[Material]:
* * * * *

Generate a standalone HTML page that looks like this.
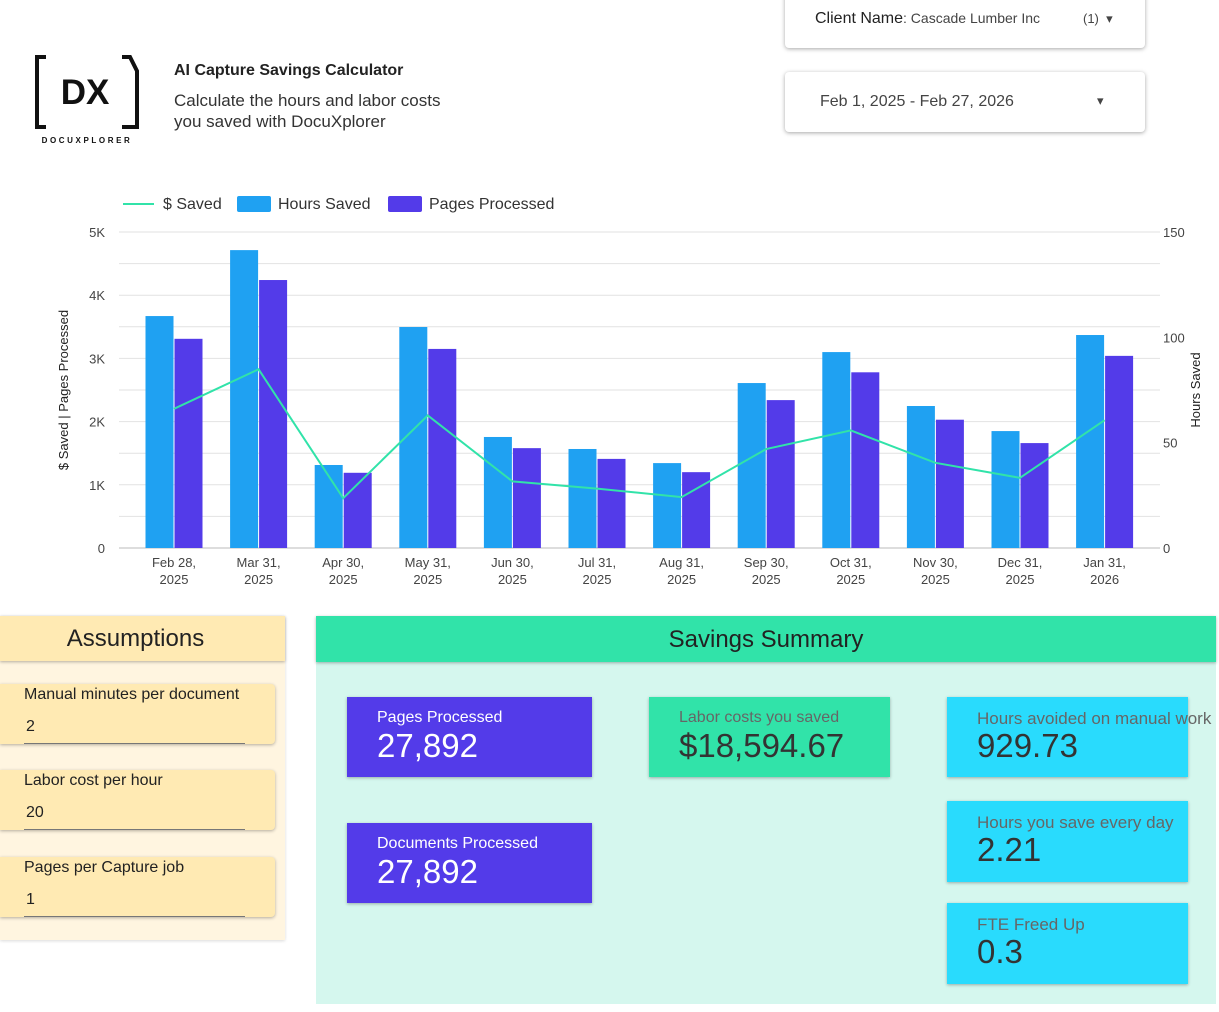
<!DOCTYPE html>
<html><head><meta charset="utf-8">
<style>
*{box-sizing:border-box;margin:0;padding:0}
body{width:1219px;height:1012px;background:#fff;font-family:"Liberation Sans",Arial,sans-serif;position:relative;overflow:hidden;color:#222}
.abs{position:absolute}
.card{position:absolute;background:#fff;border-radius:4px;box-shadow:0 1px 4px rgba(0,0,0,.35)}
.inp{position:absolute;left:0;width:275px;height:60px;background:#ffeab3;border-radius:0 4px 4px 0;box-shadow:0 1px 3px rgba(0,0,0,.3)}
.inp .l{position:absolute;left:24px;top:2px;font-size:16px;color:#222}
.inp .v{position:absolute;left:26px;top:34px;font-size:16px;color:#222}
.inp .u{position:absolute;left:24px;right:30px;bottom:0;height:1px;background:#777}
.kpi{position:absolute;box-shadow:0 1px 3px rgba(0,0,0,.3)}
.kpi .t{position:absolute;left:30px;top:12px;font-size:16px;white-space:nowrap}
.kpi .n{position:absolute;left:30px;top:30px;font-size:33px;white-space:nowrap}
</style></head><body>
<div class="abs" style="left:34px;top:55px;width:106px;height:92px">
<svg width="106" height="92" viewBox="0 0 106 92">
<path d="M12 2H3V72H12" fill="none" stroke="#111" stroke-width="4"/>
<path d="M88 2H96L103 16V72H88" fill="none" stroke="#111" stroke-width="4"/>
<text x="51" y="49" text-anchor="middle" font-family="Liberation Sans" font-weight="bold" font-size="35" fill="#111">DX</text>
<text x="53" y="88" text-anchor="middle" font-family="Liberation Sans" font-weight="bold" font-size="8" letter-spacing="2.6" fill="#111">DOCUXPLORER</text>
</svg></div>
<div class="abs" style="left:174px;top:62px;font-size:16px;font-weight:bold;color:#222">AI Capture Savings Calculator</div>
<div class="abs" style="left:174px;top:90px;font-size:17px;line-height:21px;color:#333">Calculate the hours and labor costs<br>you saved with DocuXplorer</div>

<div class="card" style="left:785px;top:-10px;width:360px;height:58px">
<span class="abs" style="left:30px;top:20px;font-size:16px;color:#222">Client Name<span style="font-size:14px;color:#444">: Cascade Lumber Inc</span></span>
<span class="abs" style="left:298px;top:21px;font-size:13px;color:#444">(1) &nbsp;▾</span></div>
<div class="card" style="left:785px;top:72px;width:360px;height:60px">
<span class="abs" style="left:35px;top:21px;font-size:16px;color:#444">Feb 1, 2025 - Feb 27, 2026</span>
<span class="abs" style="left:312px;top:21px;font-size:13px;color:#444">▾</span></div>

<svg class="abs" style="left:0;top:0" width="1219" height="610" id="chart"></svg>

<div class="abs" style="left:0;top:616px;width:285px;height:324px;background:#fff5e0;box-shadow:0 1px 3px rgba(0,0,0,.15)"></div>
<div class="abs" style="left:0;top:616px;width:285px;height:45px;background:#ffeab3;box-shadow:0 1px 3px rgba(0,0,0,.3);text-align:center;padding-right:14px;font-size:24px;line-height:46px;color:#222">Assumptions</div>
<div class="inp" style="top:684px"><span class="l">Manual minutes per document</span><span class="v">2</span><span class="u"></span></div>
<div class="inp" style="top:770px"><span class="l">Labor cost per hour</span><span class="v">20</span><span class="u"></span></div>
<div class="inp" style="top:857px"><span class="l">Pages per Capture job</span><span class="v">1</span><span class="u"></span></div>

<div class="abs" style="left:316px;top:616px;width:900px;height:388px;background:#d5f7ee"></div>
<div class="abs" style="left:316px;top:616px;width:900px;height:46px;background:#31e3a9;box-shadow:0 1px 3px rgba(0,0,0,.3);text-align:center;font-size:24px;line-height:47px;color:#222">Savings Summary</div>
<div class="kpi" style="left:347px;top:697px;width:245px;height:80px;background:#533be9;color:#fff"><span class="t">Pages Processed</span><span class="n">27,892</span></div>
<div class="kpi" style="left:347px;top:823px;width:245px;height:80px;background:#533be9;color:#fff"><span class="t">Documents Processed</span><span class="n">27,892</span></div>
<div class="kpi" style="left:649px;top:697px;width:241px;height:80px;background:#31e3a9"><span class="t" style="color:#666">Labor costs you saved</span><span class="n" style="color:#333">$18,594.67</span></div>
<div class="kpi" style="left:947px;top:697px;width:241px;height:80px;background:#29dbfd"><span class="t" style="color:#666;font-size:17px">Hours avoided on manual work</span><span class="n" style="color:#333">929.73</span></div>
<div class="kpi" style="left:947px;top:801px;width:241px;height:81px;background:#29dbfd"><span class="t" style="color:#666;font-size:17px">Hours you save every day</span><span class="n" style="color:#333">2.21</span></div>
<div class="kpi" style="left:947px;top:903px;width:241px;height:81px;background:#29dbfd"><span class="t" style="color:#666;font-size:17px">FTE Freed Up</span><span class="n" style="color:#333">0.3</span></div>

<script>
const categories=["Feb 28,|2025","Mar 31,|2025","Apr 30,|2025","May 31,|2025","Jun 30,|2025","Jul 31,|2025","Aug 31,|2025","Sep 30,|2025","Oct 31,|2025","Nov 30,|2025","Dec 31,|2025","Jan 31,|2026"];
const hoursSaved=[110.1,141.4,39.4,104.9,52.7,47.0,40.3,78.3,93.0,67.4,55.5,101.1];
const pagesProcessed=[3310,4240,1190,3150,1580,1410,1200,2340,2780,2030,1660,3040];
const dollarsSaved=[2202,2828,788,2098,1054,940,806,1566,1860,1348,1110,2022];
const leftTicks=[0,1000,2000,3000,4000,5000];
const leftTickLabels=["0","1K","2K","3K","4K","5K"];
const rightTicks=[0,50,100,150];

const NS="http://www.w3.org/2000/svg";
const svg=document.getElementById('chart');
const X0=119,X1=1160,Y0=548,Y1=232,LMAX=5000,RMAX=150;
const bandStart=131.7,band=84.6;
const yL=v=>Y0-(v/LMAX)*(Y0-Y1);
const yR=v=>Y0-(v/RMAX)*(Y0-Y1);
const xC=i=>bandStart+band*(i+0.5);
function mk(tag,attrs,txt){const e=document.createElementNS(NS,tag);for(const k in attrs)e.setAttribute(k,attrs[k]);if(txt!=null)e.textContent=txt;svg.appendChild(e);return e;}
for(let v=0;v<=LMAX;v+=500){
 const g=mk('line',{x1:X0,x2:X1,y1:yL(v),y2:yL(v),stroke:v===0?'#bbb':'#e2e2e2','stroke-width':1});
 
 
}
leftTicks.forEach((v,i)=>{
 const t=mk('text',{x:105,y:yL(v)+5,'text-anchor':'end','font-size':13,fill:'#444','font-family':'Liberation Sans'},leftTickLabels[i]);
 
 
});
rightTicks.forEach(v=>{
 const t=mk('text',{x:1163,y:yR(v)+5,'font-size':13,fill:'#444','font-family':'Liberation Sans'},String(v));
 
 
});
let t=mk('text',{transform:'translate(68,390) rotate(-90)','text-anchor':'middle','font-size':13,fill:'#222','font-family':'Liberation Sans'},'$ Saved | Pages Processed');


t=mk('text',{transform:'translate(1200,390) rotate(-90)','text-anchor':'middle','font-size':13,fill:'#222','font-family':'Liberation Sans'},'Hours Saved');


categories.forEach((c,i)=>{
 const cx=xC(i);
 const hb=mk('rect',{x:cx-28.5,y:yR(hoursSaved[i]),width:28,height:Y0-yR(hoursSaved[i]),fill:'#1fa1f2'});
 
 
 const pb=mk('rect',{x:cx+0.5,y:yL(pagesProcessed[i]),width:28,height:Y0-yL(pagesProcessed[i]),fill:'#533be9'});
 
 
 const p=c.split('|');
 const l1=mk('text',{x:cx,y:567,'text-anchor':'middle','font-size':13,fill:'#444','font-family':'Liberation Sans'},p[0]);
 
 
 const l2=mk('text',{x:cx,y:584,'text-anchor':'middle','font-size':13,fill:'#444','font-family':'Liberation Sans'},p[1]);
 
 
});
const pts=dollarsSaved.map((v,i)=>xC(i)+','+yL(v)).join(' ');
const line=mk('polyline',{points:pts,fill:'none',stroke:'#31e3a9','stroke-width':2});


let e=mk('line',{x1:123,x2:154,y1:204,y2:204,stroke:'#31e3a9','stroke-width':2});


e=mk('text',{x:163,y:209,'font-size':16,fill:'#333','font-family':'Liberation Sans'},'$ Saved');


e=mk('rect',{x:237,y:196,width:34,height:16,rx:2,fill:'#1fa1f2'});


e=mk('text',{x:278,y:209,'font-size':16,fill:'#333','font-family':'Liberation Sans'},'Hours Saved');


e=mk('rect',{x:388,y:196,width:34,height:16,rx:2,fill:'#533be9'});


e=mk('text',{x:429,y:209,'font-size':16,fill:'#333','font-family':'Liberation Sans'},'Pages Processed');


</script>
</body></html>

* * * * *

[Stated exercise]:
Your task is to return the lines above, from the first one up to and including the line containing "saved with DocuXplorer</div>", minus any pictures.

[Result below]:
Generate a standalone HTML page that looks like this.
<!DOCTYPE html>
<html><head><meta charset="utf-8">
<style>
*{box-sizing:border-box;margin:0;padding:0}
body{width:1219px;height:1012px;background:#fff;font-family:"Liberation Sans",Arial,sans-serif;position:relative;overflow:hidden;color:#222}
.abs{position:absolute}
.card{position:absolute;background:#fff;border-radius:4px;box-shadow:0 1px 4px rgba(0,0,0,.35)}
.inp{position:absolute;left:0;width:275px;height:60px;background:#ffeab3;border-radius:0 4px 4px 0;box-shadow:0 1px 3px rgba(0,0,0,.3)}
.inp .l{position:absolute;left:24px;top:2px;font-size:16px;color:#222}
.inp .v{position:absolute;left:26px;top:34px;font-size:16px;color:#222}
.inp .u{position:absolute;left:24px;right:30px;bottom:0;height:1px;background:#777}
.kpi{position:absolute;box-shadow:0 1px 3px rgba(0,0,0,.3)}
.kpi .t{position:absolute;left:30px;top:12px;font-size:16px;white-space:nowrap}
.kpi .n{position:absolute;left:30px;top:30px;font-size:33px;white-space:nowrap}
</style></head><body>
<div class="abs" style="left:34px;top:55px;width:106px;height:92px">
<svg width="106" height="92" viewBox="0 0 106 92">
<path d="M12 2H3V72H12" fill="none" stroke="#111" stroke-width="4"/>
<path d="M88 2H96L103 16V72H88" fill="none" stroke="#111" stroke-width="4"/>
<text x="51" y="49" text-anchor="middle" font-family="Liberation Sans" font-weight="bold" font-size="35" fill="#111">DX</text>
<text x="53" y="88" text-anchor="middle" font-family="Liberation Sans" font-weight="bold" font-size="8" letter-spacing="2.6" fill="#111">DOCUXPLORER</text>
</svg></div>
<div class="abs" style="left:174px;top:62px;font-size:16px;font-weight:bold;color:#222">AI Capture Savings Calculator</div>
<div class="abs" style="left:174px;top:90px;font-size:17px;line-height:21px;color:#333">Calculate the hours and labor costs<br>you saved with DocuXplorer</div>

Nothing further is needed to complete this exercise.